> Instructions to follow
In the lines below, output everything from the first line through the line containing "from matplotlib.path import Path" exactly as it is. Pictures are not part of the output.

> Data
-- -- --

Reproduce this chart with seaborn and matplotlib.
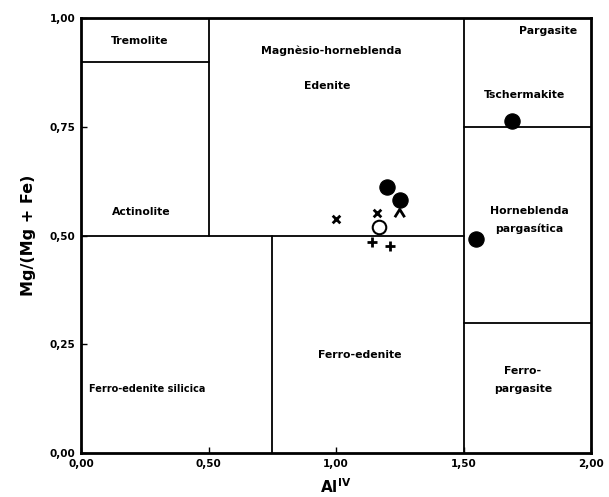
import matplotlib
matplotlib.use("Agg")
import matplotlib.pyplot as plt
import seaborn as sns
import pandas as pd
from matplotlib.path import Path

# --- data ---
filled_x = [1.20, 1.25, 1.55, 1.69]
filled_y = [0.612, 0.581, 0.491, 0.764]
open_x = [1.17]
open_y = [0.520]
cross_x = [1.00, 1.16]
cross_y = [0.538, 0.551]
plus_x = [1.14, 1.21]
plus_y = [0.484, 0.477]
caret_x = [1.25]
caret_y = [0.551]

x_ticks = [0.0, 0.5, 1.0, 1.5, 2.0]
x_ticklabels = ["0,00", "0,50", "1,00", "1,50", "2,00"]
y_ticks = [0.0, 0.25, 0.5, 0.75, 1.0]
y_ticklabels = ["0,00", "0,25", "0,50", "0,75", "1,00"]

# field boundaries: (x0, x1, y0, y1)
boundaries = [
    (0.0, 0.5, 0.9, 0.9),
    (0.5, 0.5, 0.5, 1.0),
    (0.0, 1.5, 0.5, 0.5),
    (0.75, 0.75, 0.0, 0.5),
    (1.5, 1.5, 0.0, 1.0),
    (1.5, 2.0, 0.75, 0.75),
    (1.5, 2.0, 0.3, 0.3),
]

field_names = ["Tremolite", "Magnèsio-horneblenda", "Edenite", "Pargasite",
               "Tschermakite", "Actinolite", "Horneblenda\npargasítica",
               "Ferro-edenite silicica", "Ferro-edenite", "Ferro-\npargasite"]
field_x = [0.23, 0.98, 0.965, 1.83, 1.74, 0.235, 1.757, 0.26, 1.094, 1.733]
field_y = [0.946, 0.924, 0.844, 0.970, 0.823, 0.554, 0.536, 0.147, 0.225, 0.168]
field_size = [7.8, 7.8, 7.8, 7.8, 7.8, 7.8, 7.8, 7.0, 7.8, 7.8]

sns.set_theme(style="white")
plt.rcParams['font.family'] = ['DejaVu Sans']
plt.rcParams['text.color'] = 'black'
plt.rcParams['axes.labelcolor'] = 'black'
plt.rcParams['xtick.color'] = 'black'
plt.rcParams['ytick.color'] = 'black'

fig = plt.figure(figsize=(6.09, 4.97), dpi=100)
ax = fig.add_axes([81/609, 44/497, 510/609, 435/497])

df_f = pd.DataFrame({"x": filled_x, "y": filled_y})
df_o = pd.DataFrame({"x": open_x, "y": open_y})
df_c = pd.DataFrame({"x": cross_x, "y": cross_y})
df_p = pd.DataFrame({"x": plus_x, "y": plus_y})
df_k = pd.DataFrame({"x": caret_x, "y": caret_y})

for (x0, x1, y0, y1) in boundaries:
    ax.plot([x0, x1], [y0, y1], color="black", lw=1.3, zorder=2)

sns.scatterplot(data=df_f, x="x", y="y", ax=ax, marker="o", s=120,
                color="black", edgecolor="black", zorder=3)
sns.scatterplot(data=df_o, x="x", y="y", ax=ax, marker="o", s=95,
                facecolor="white", edgecolor="black", linewidth=1.5, zorder=3)
sns.scatterplot(data=df_c, x="x", y="y", ax=ax, marker="x", s=30,
                color="black", linewidth=2.0, zorder=3)
sns.scatterplot(data=df_p, x="x", y="y", ax=ax, marker="+", s=45,
                color="black", linewidth=2.0, zorder=3)
caret = Path([(-1, -0.8), (0, 0.8), (1, -0.8)],
             [Path.MOVETO, Path.LINETO, Path.LINETO])
sns.scatterplot(data=df_k, x="x", y="y", ax=ax, marker=caret, s=50,
                facecolor="none", edgecolor="black", linewidth=2.0, zorder=3)

for name, fx, fy, fs in zip(field_names, field_x, field_y, field_size):
    ax.text(fx, fy, name, ha="center", va="center", fontsize=fs,
            fontweight="bold", linespacing=1.9, color="black")

ax.set_xlim(0, 2.0)
ax.set_ylim(0, 1.0)
ax.set_xticks(x_ticks)
ax.set_xticklabels(x_ticklabels, fontsize=7.5, fontweight="bold")
ax.set_yticks(y_ticks)
ax.set_yticklabels(y_ticklabels, fontsize=7.5, fontweight="bold")
ax.tick_params(direction="in", length=4, width=1, pad=4,
               bottom=True, left=True)
ax.set_xlabel(r"Al$^{\mathbf{IV}}$", fontsize=11, fontweight="bold", labelpad=6)
ax.set_ylabel("Mg/(Mg + Fe)", fontsize=11.5, fontweight="bold", labelpad=10)
for sp in ax.spines.values():
    sp.set_color("black")
    sp.set_linewidth(2.0)

fig.savefig("out.png", dpi=100)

-- -- --

> Exercise solution
Reproduce this chart with seaborn and matplotlib.
import matplotlib
matplotlib.use("Agg")
import matplotlib.pyplot as plt
import seaborn as sns
import pandas as pd
from matplotlib.path import Path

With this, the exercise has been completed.